▶ Problem details: Restate exactly the lines of the entries below, beginning with the first and ending with the line that holds "from matplotlib.lines import Line2D". Pictures are not copied.

======== Records

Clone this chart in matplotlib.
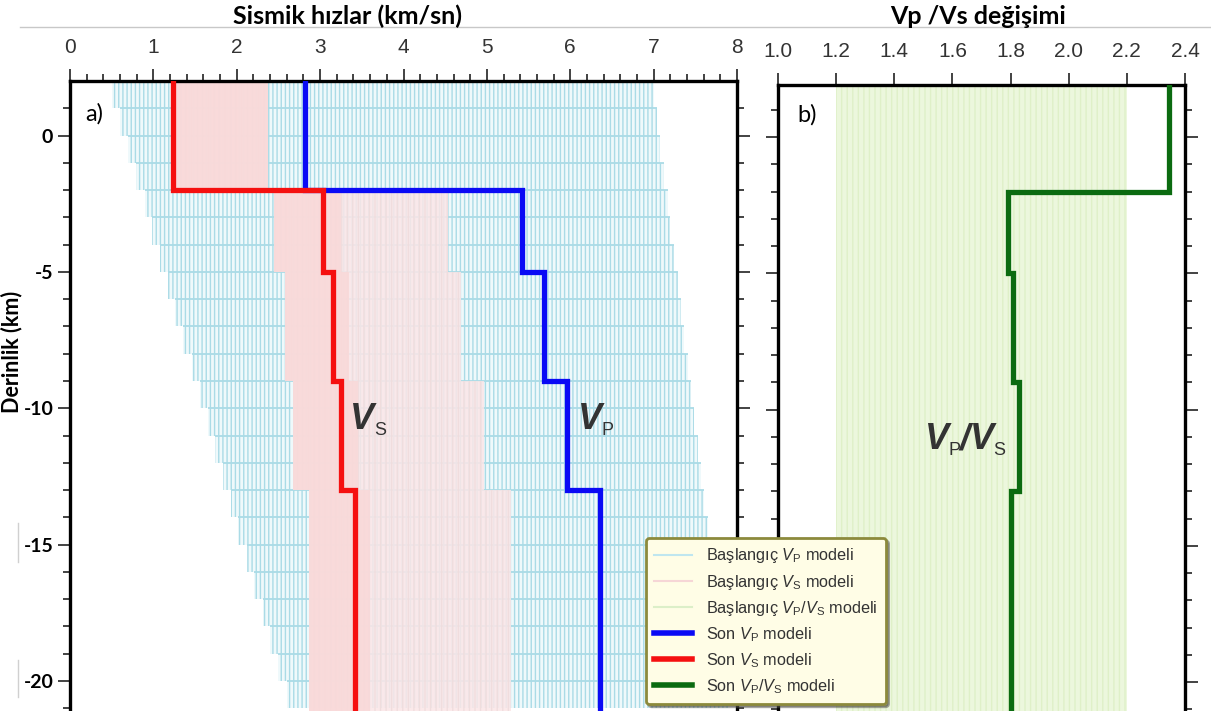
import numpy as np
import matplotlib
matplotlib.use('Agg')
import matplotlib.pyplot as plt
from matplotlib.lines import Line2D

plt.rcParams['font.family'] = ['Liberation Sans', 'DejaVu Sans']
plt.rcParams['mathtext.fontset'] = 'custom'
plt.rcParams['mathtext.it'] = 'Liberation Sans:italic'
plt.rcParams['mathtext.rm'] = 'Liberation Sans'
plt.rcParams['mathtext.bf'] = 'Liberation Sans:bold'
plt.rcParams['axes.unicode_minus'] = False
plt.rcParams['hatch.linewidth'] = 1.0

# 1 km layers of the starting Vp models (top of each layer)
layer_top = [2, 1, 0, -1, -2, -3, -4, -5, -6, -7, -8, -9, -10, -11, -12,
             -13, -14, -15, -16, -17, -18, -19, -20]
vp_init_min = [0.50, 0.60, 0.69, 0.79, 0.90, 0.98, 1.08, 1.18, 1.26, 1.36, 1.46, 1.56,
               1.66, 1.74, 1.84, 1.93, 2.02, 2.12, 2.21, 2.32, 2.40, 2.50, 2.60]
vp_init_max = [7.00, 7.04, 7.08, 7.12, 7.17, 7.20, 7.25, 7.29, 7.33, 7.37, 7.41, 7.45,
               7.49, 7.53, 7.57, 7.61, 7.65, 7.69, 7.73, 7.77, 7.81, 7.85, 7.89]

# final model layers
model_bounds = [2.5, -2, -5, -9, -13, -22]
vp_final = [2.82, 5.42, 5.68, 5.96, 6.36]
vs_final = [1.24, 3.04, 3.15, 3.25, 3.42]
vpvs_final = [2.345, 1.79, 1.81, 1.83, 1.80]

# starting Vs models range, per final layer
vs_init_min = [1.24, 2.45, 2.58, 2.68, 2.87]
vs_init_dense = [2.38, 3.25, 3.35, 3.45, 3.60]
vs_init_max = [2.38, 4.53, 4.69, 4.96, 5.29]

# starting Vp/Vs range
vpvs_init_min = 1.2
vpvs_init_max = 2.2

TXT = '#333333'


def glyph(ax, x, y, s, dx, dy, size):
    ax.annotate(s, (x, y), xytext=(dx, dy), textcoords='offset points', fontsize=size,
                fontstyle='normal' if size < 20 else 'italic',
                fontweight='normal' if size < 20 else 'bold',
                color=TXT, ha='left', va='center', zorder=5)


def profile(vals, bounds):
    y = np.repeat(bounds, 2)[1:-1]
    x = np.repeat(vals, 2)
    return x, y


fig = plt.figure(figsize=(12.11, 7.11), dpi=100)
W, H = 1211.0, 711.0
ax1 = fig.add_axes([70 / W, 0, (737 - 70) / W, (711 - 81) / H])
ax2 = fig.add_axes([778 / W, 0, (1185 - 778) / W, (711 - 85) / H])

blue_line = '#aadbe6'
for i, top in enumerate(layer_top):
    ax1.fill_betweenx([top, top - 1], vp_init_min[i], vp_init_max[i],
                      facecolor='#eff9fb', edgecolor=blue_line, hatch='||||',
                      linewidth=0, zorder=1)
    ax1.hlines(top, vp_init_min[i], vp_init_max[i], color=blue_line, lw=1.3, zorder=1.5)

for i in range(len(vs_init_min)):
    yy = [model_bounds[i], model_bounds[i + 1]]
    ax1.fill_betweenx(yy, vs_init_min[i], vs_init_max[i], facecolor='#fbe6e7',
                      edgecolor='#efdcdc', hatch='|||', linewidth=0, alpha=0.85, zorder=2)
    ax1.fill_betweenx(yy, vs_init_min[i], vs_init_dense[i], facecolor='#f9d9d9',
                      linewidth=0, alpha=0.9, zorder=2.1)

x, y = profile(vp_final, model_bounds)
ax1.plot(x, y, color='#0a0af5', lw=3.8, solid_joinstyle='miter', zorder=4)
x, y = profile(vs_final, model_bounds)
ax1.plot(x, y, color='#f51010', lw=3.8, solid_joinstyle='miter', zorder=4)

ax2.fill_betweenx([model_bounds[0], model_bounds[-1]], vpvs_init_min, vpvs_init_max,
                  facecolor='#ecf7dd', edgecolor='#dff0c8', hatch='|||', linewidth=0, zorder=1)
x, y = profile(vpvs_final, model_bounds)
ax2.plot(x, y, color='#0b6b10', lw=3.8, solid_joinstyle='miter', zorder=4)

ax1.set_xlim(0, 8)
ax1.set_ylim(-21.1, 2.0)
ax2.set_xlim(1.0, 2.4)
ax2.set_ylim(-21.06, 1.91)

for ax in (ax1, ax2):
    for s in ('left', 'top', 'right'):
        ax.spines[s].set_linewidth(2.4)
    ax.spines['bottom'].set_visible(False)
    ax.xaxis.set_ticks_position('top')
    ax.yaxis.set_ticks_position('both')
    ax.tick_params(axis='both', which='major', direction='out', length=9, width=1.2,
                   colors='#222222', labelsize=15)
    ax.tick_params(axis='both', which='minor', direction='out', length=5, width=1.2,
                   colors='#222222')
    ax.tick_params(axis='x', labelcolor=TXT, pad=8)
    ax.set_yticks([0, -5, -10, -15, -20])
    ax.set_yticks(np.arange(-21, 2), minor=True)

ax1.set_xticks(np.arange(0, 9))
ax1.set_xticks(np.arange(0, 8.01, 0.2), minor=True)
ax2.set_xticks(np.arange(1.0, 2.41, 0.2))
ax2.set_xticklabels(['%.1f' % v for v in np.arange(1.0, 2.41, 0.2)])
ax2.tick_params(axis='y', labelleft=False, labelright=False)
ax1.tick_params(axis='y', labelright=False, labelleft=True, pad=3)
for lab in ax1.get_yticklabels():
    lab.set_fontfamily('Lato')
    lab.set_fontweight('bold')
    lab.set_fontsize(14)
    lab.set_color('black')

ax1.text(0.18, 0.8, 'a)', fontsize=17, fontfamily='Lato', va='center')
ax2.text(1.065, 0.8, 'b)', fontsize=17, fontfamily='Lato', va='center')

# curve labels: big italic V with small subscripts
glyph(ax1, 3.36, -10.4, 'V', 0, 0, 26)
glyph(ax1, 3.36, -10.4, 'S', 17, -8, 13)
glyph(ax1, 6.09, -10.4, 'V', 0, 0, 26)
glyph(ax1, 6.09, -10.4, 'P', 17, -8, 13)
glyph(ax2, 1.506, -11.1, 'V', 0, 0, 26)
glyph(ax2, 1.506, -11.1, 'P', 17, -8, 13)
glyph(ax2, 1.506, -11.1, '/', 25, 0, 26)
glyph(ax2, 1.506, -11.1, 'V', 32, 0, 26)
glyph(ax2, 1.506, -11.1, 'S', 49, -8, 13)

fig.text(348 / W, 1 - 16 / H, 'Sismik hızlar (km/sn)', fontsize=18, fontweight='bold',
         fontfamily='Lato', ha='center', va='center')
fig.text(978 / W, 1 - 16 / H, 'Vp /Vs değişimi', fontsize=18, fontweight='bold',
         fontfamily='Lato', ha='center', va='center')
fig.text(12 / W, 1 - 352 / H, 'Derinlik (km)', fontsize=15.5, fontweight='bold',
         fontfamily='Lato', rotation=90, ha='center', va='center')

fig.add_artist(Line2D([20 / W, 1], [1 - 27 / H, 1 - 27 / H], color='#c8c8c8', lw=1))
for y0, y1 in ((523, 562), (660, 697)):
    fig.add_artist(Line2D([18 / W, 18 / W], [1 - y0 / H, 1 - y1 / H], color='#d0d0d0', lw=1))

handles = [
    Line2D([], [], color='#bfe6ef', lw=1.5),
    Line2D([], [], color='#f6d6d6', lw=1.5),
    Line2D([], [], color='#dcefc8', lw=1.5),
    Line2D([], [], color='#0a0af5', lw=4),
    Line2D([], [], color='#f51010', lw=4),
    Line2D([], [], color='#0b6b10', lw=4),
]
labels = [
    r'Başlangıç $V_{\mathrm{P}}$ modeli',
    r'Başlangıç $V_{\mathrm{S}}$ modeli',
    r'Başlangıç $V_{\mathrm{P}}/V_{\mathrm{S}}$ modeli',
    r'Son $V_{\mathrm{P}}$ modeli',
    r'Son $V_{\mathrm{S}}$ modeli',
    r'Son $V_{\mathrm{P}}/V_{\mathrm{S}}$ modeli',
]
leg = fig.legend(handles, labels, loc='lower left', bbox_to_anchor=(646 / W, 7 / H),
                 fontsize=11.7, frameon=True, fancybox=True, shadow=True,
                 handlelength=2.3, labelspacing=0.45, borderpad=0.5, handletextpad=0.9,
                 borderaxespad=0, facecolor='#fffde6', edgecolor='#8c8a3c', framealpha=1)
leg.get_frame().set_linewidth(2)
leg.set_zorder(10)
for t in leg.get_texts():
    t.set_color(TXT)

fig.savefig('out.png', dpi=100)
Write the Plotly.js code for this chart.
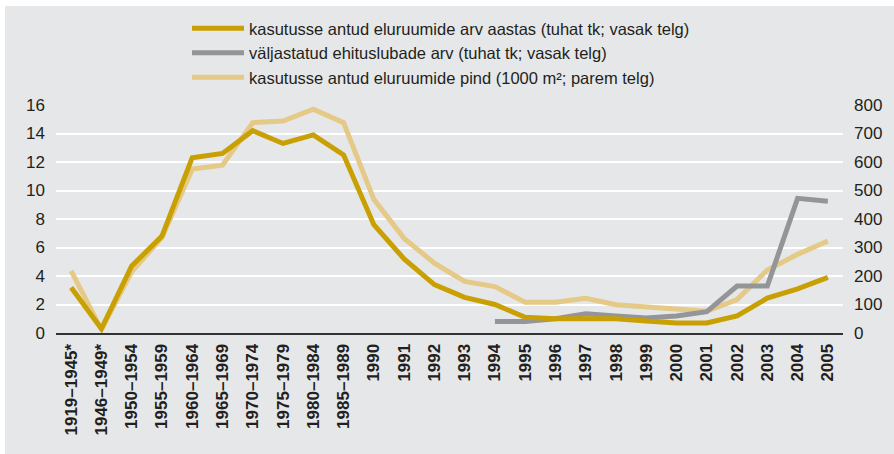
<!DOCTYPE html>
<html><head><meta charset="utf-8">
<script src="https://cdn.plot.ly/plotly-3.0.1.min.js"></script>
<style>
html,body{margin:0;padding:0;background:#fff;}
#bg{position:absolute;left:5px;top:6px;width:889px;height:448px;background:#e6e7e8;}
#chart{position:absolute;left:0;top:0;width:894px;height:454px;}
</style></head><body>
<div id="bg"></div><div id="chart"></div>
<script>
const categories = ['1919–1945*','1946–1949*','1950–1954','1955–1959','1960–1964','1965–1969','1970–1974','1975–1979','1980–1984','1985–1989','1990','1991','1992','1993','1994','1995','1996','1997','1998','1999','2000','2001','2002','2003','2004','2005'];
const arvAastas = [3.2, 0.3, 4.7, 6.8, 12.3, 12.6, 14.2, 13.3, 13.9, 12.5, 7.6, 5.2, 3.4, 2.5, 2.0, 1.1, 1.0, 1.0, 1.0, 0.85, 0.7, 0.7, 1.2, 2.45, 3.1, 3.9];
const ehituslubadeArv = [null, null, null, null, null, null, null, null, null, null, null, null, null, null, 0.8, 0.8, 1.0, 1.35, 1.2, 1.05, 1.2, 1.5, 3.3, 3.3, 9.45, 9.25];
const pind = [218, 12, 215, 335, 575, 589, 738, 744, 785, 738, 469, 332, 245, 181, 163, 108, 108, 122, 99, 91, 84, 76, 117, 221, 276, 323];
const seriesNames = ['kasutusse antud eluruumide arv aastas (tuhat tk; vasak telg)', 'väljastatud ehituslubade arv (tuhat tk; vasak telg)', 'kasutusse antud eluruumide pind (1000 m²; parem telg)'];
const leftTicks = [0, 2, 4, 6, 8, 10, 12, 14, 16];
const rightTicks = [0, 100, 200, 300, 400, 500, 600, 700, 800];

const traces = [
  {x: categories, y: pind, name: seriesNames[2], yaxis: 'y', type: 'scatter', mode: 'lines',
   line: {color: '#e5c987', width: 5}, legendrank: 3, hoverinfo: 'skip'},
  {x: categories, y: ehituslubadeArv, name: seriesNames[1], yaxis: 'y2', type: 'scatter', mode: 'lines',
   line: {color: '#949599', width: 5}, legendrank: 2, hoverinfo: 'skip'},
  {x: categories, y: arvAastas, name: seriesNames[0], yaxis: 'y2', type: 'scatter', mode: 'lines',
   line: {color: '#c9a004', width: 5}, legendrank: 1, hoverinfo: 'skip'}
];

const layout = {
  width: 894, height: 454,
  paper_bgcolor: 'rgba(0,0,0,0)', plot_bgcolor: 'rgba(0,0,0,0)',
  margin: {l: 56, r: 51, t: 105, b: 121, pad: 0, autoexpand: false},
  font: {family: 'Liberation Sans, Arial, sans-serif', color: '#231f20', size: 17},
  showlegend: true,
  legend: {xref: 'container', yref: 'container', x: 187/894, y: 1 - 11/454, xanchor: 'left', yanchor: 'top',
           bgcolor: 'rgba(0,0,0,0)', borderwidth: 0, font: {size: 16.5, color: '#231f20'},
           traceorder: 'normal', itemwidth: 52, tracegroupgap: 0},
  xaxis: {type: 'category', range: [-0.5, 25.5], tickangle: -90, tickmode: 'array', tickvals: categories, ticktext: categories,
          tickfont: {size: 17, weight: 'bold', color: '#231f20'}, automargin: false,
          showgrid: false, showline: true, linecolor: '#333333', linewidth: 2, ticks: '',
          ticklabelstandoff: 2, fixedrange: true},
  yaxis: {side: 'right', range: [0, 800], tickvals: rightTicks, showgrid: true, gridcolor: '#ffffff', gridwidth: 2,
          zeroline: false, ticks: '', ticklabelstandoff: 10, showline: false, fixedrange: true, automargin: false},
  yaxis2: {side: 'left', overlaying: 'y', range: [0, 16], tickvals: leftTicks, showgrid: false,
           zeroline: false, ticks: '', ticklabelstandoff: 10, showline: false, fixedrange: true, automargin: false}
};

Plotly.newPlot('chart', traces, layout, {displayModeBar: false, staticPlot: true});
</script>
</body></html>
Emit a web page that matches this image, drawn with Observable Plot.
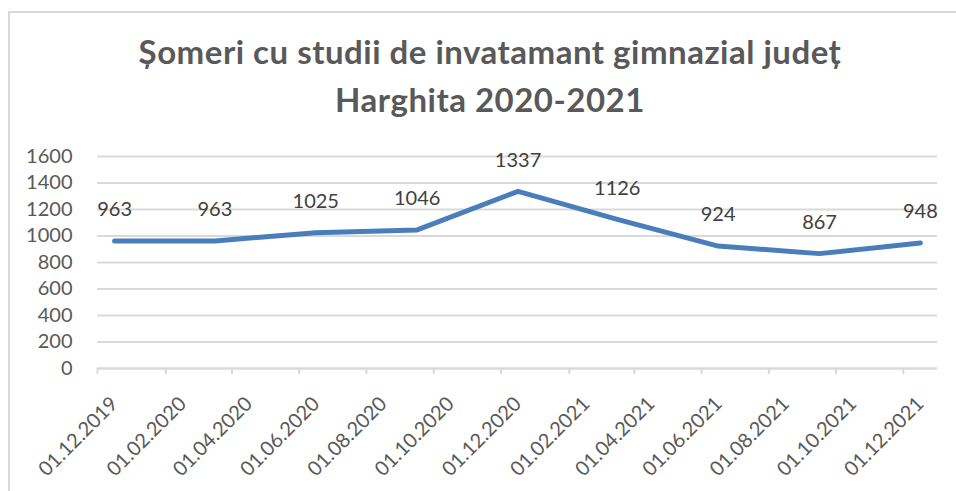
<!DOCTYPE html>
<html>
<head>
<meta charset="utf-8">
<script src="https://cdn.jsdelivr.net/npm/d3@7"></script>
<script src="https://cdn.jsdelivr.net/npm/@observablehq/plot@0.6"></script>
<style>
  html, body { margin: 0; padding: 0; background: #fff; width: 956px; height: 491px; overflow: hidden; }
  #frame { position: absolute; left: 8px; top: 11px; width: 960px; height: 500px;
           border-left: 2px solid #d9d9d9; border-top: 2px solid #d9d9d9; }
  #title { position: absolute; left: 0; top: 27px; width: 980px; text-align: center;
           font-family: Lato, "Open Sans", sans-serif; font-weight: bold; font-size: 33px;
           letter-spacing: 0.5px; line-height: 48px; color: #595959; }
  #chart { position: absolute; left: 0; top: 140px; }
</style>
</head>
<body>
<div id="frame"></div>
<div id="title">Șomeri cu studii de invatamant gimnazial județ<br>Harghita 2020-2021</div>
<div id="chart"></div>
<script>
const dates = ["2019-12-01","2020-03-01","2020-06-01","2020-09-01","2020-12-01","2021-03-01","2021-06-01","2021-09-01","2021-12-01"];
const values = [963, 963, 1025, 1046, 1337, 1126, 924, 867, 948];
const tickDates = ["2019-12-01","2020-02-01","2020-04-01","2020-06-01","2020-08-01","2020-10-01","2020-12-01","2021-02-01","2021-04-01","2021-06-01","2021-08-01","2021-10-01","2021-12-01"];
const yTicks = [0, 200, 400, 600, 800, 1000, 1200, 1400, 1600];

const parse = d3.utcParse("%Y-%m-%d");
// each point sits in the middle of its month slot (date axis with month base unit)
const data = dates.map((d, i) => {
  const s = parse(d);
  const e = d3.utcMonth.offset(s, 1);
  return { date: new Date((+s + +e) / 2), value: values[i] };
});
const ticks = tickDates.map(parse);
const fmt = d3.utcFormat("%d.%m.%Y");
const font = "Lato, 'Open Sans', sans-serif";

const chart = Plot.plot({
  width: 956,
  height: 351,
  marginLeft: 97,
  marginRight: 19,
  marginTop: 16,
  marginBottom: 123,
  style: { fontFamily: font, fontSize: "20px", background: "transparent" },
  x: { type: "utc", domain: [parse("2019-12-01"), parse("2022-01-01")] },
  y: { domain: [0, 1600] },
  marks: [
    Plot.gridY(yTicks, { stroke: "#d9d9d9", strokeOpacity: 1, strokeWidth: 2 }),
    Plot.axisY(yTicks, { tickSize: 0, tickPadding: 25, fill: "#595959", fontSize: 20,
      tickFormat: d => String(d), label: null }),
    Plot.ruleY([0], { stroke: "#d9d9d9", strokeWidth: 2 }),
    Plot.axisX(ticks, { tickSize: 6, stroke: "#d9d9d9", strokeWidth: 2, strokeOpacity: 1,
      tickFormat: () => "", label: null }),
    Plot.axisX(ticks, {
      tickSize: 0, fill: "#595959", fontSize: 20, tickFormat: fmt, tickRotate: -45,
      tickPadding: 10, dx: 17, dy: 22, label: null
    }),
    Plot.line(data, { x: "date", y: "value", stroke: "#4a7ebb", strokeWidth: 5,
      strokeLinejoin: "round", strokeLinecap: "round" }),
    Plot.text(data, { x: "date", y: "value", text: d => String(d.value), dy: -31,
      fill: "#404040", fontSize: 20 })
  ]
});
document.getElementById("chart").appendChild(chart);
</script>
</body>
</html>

================

▶ Solution for this problem:
Clone this chart in matplotlib.
import numpy as np
import matplotlib
matplotlib.use('Agg')
import matplotlib.pyplot as plt
from matplotlib.lines import Line2D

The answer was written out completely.